A New Treatment for Psoriasis?
By Anna Jimenez, Editorial Video Director |
If you suffer from any inflammatory skin diseases like psoriasis or eczema, the American Academy of Dermatology has some good news for you. After much research into how botulinum toxin type A (Botox) works, dermatologists have found that the popular wrinkle-relaxer might be very effective in treating psoriasis and eczema.
Affecting 7.5 million Americans, psoriasis is the most pervasive autoimmune disease in the country and as of date, there is no cure. This means that many scientists spend countless hours in order to look for successful treatments, and in a recent research out of Case Western Reserve University in Cleveland, they have had a breakthrough.
In a mouse-model psoriasis study, New York dermatologist Erin Gilbert, MD, and Nicole L. Ward showed that toxin injections improved the "clinical appearance of psoriasis and decreased the presence of specific cells in the affected skin of the mouse, while also reducing the number of blood vessels and their adjacent nerves," according to the American Academy of Dermatology (AAD).

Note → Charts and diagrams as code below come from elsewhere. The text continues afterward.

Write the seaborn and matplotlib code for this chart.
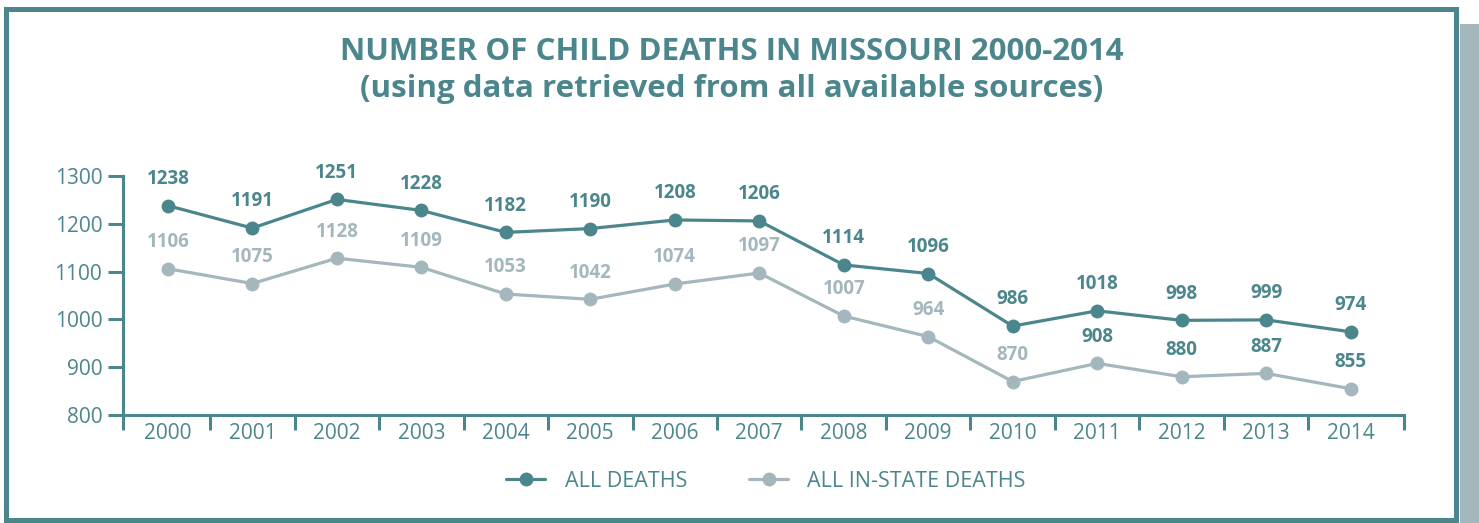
import pandas as pd
import numpy as np
import matplotlib
matplotlib.use("Agg")
import matplotlib.pyplot as plt
from matplotlib.patches import Rectangle
import seaborn as sns

# values
years = [2000, 2001, 2002, 2003, 2004, 2005, 2006, 2007, 2008, 2009, 2010, 2011, 2012, 2013, 2014]
all_deaths = [1238, 1191, 1251, 1228, 1182, 1190, 1208, 1206, 1114, 1096, 986, 1018, 998, 999, 974]
instate_deaths = [1106, 1075, 1128, 1109, 1053, 1042, 1074, 1097, 1007, 964, 870, 908, 880, 887, 855]
series_names = ["ALL DEATHS", "ALL IN-STATE DEATHS"]
y_ticks = [800, 900, 1000, 1100, 1200, 1300]
title = "NUMBER OF CHILD DEATHS IN MISSOURI 2000-2014\n(using data retrieved from all available sources)"

teal = "#4b868c"
grey = "#a3b7bc"

sns.set_theme(style="white")
plt.rcParams["font.family"] = ["Open Sans", "DejaVu Sans"]

df = pd.DataFrame({
    "year": years * 2,
    "deaths": all_deaths + instate_deaths,
    "series": [series_names[0]] * len(years) + [series_names[1]] * len(years),
})

fig = plt.figure(figsize=(14.79, 5.23), dpi=100)
ax = fig.add_axes([0.0832, 0.2065, 0.866, 0.457])

sns.lineplot(data=df, x="year", y="deaths", hue="series", palette=[teal, grey],
             marker="o", markersize=10, markeredgewidth=0, linewidth=2.3,
             ax=ax, legend=True)

# value labels
for yr, v in zip(years, all_deaths):
    ax.annotate(str(v), (yr, v), xytext=(0, 12), textcoords="offset points",
                ha="center", va="bottom", color=teal, fontsize=13.5, fontweight="bold")
for yr, v in zip(years, instate_deaths):
    c = teal if yr >= 2011 else grey
    ax.annotate(str(v), (yr, v), xytext=(0, 12), textcoords="offset points",
                ha="center", va="bottom", color=c, fontsize=13.5, fontweight="bold")

x0, x1 = years[0] - 0.53, years[-1] + 0.63
ax.set_xlim(x0, x1)
ax.set_ylim(y_ticks[0], y_ticks[-1])
ax.set_yticks(y_ticks)
ax.set_xticks(years)
ax.set_xticklabels([str(y) for y in years])
ax.set_xticks([x0] + [y + 0.5 for y in years[:-1]] + [x1], minor=True)
ax.set_xlabel("")
ax.set_ylabel("")

for side in ["top", "right"]:
    ax.spines[side].set_visible(False)
for side in ["left", "bottom"]:
    ax.spines[side].set_color(teal)
    ax.spines[side].set_linewidth(2.2)

ax.tick_params(axis="x", which="major", length=0, pad=6, labelsize=15, labelcolor=teal)
ax.tick_params(axis="x", which="minor", length=11, width=2.2, color=teal, direction="out", bottom=True)
ax.tick_params(axis="y", length=11, width=2.2, color=teal, direction="out", left=True,
               pad=4, labelsize=15, labelcolor=teal)
ax.patch.set_alpha(0)

# legend
handles, labels = ax.get_legend_handles_labels()
ax.legend_.remove()
leg = fig.legend(handles, labels, loc="center", bbox_to_anchor=(0.518, 0.08), ncol=2,
                 frameon=False, fontsize=15.5, handlelength=1.8, columnspacing=2.9,
                 handletextpad=0.9)
for t in leg.get_texts():
    t.set_color(teal)

fig.text(0.495, 0.865, title, ha="center", va="center", color=teal,
         fontsize=22.5, fontweight="bold", linespacing=1.3)

# frame and shadow
fig.patches.append(Rectangle((1460 / 1479, 0), 19 / 1479, 1 - 24 / 523,
                             transform=fig.transFigure, facecolor=grey, edgecolor="none", zorder=0))
fig.patches.append(Rectangle((6 / 1479, 3 / 523), 1450 / 1479, 1 - 12 / 523,
                             transform=fig.transFigure, facecolor="none", edgecolor=teal,
                             linewidth=3.6, zorder=1))

fig.savefig("out.png", dpi=100)
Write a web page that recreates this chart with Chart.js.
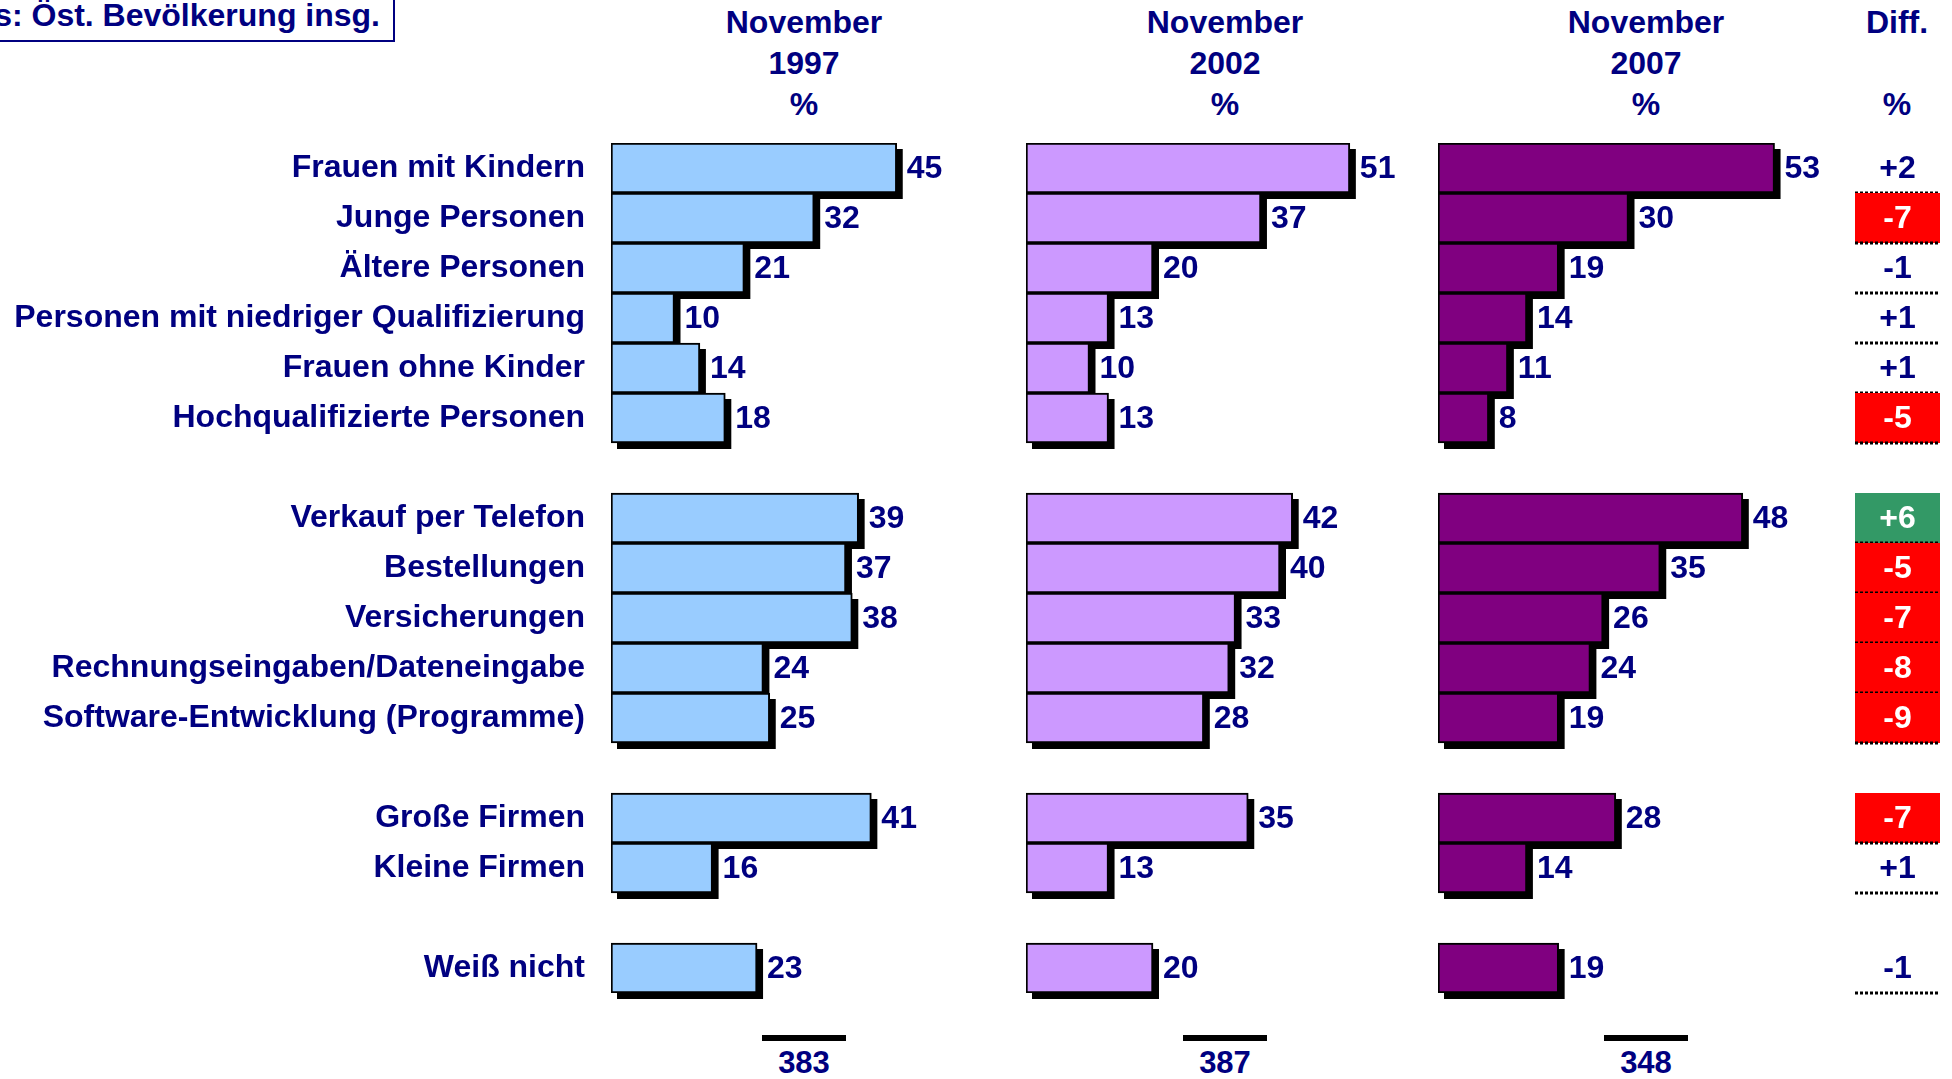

This is very important as it indicates that the role of blood vessel and nerve communication in psoriasis and the potential role of botulinum toxin in blocking this communication.
"While there are available therapies to treat eczema and psoriasis, in some cases there may be small areas where these therapies are not effective,” says Dr. Gilbert. “In these instances, botulinum toxin injections could hypothetically provide another treatment option and potentially allow patients to stop using topical steroids for a while."